After hearing American Solars sales proposal, Hanover Inns decided to hire your group as the consultants to conduct a set of capital budgeting analysis. The goal is to understand the costs and benefits of different plans and help them make an optimal decision. Your group decides to set up models to compute the incremental cash flows and NPV of the following scenarios:

1. conventional roof, no financing, no energy inflation

This means the hotel pays for the new roofs out of its regular capital budget without taking on any special financing

Consider the incremental cash flows from the initial investment, and tax shield from depreciation expenses

Assume straight-line depreciation

Assume a WACC of 9%

2. conventional roof, no financing, a 3% energy inflation, with a WACC of 12%

3. installing solar roof, with tax credit, no financing, no energy inflation

Consider the incremental cash flows from the initial cash investment, tax credit, tax shield from depreciation expenses, and after-tax energy savings

Depreciation expense would be computed based on the MACRS 5-year schedule

Assume a WACC of 9%

4. installing solar roof, no financing, a 3% energy inflation, with a WACC of 12%

5. installing conventional roof, using mortgage, no energy inflation

Consider the incremental cash flows from initial investment, tax shield from depreciation expenses, and the tax shield from interest expense

Use an amortization schedule to work out the interest expense each year, based on the

Assume a cost of equity of 10%

6. installing solar roof, using SEIT financing, no energy inflation

SEIT financing means there is no initial cash outlay for the roof.

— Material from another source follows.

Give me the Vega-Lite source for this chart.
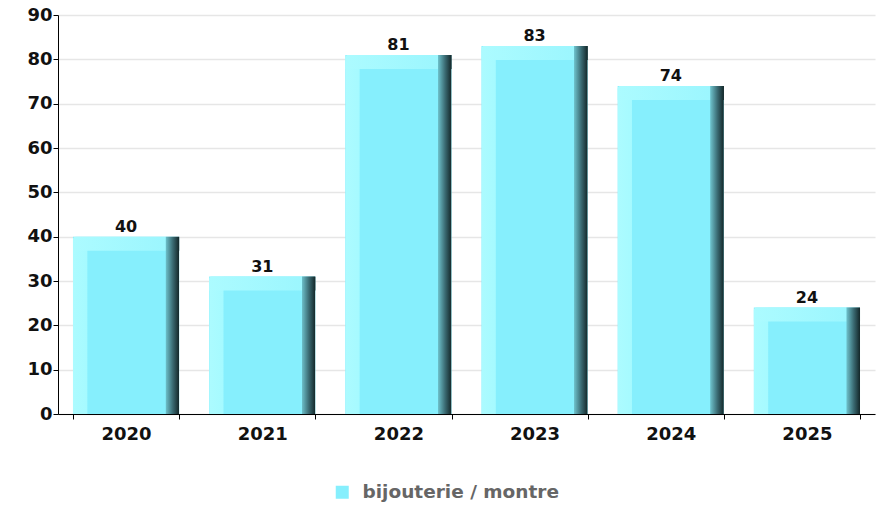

Instead the hotel needs to pay an annual lease payment. That also means there is no incremental annual depreciation expense.

Consider the incremental cash flows from the after-tax lease payment and after-tax energy savings

Assume a cost of equity of 10%

Summarize the results, discuss what factors would affect the results, and present a recommendation to the hotel. In your recommendation, you may also discuss the additional benefits of installing the solar roofs.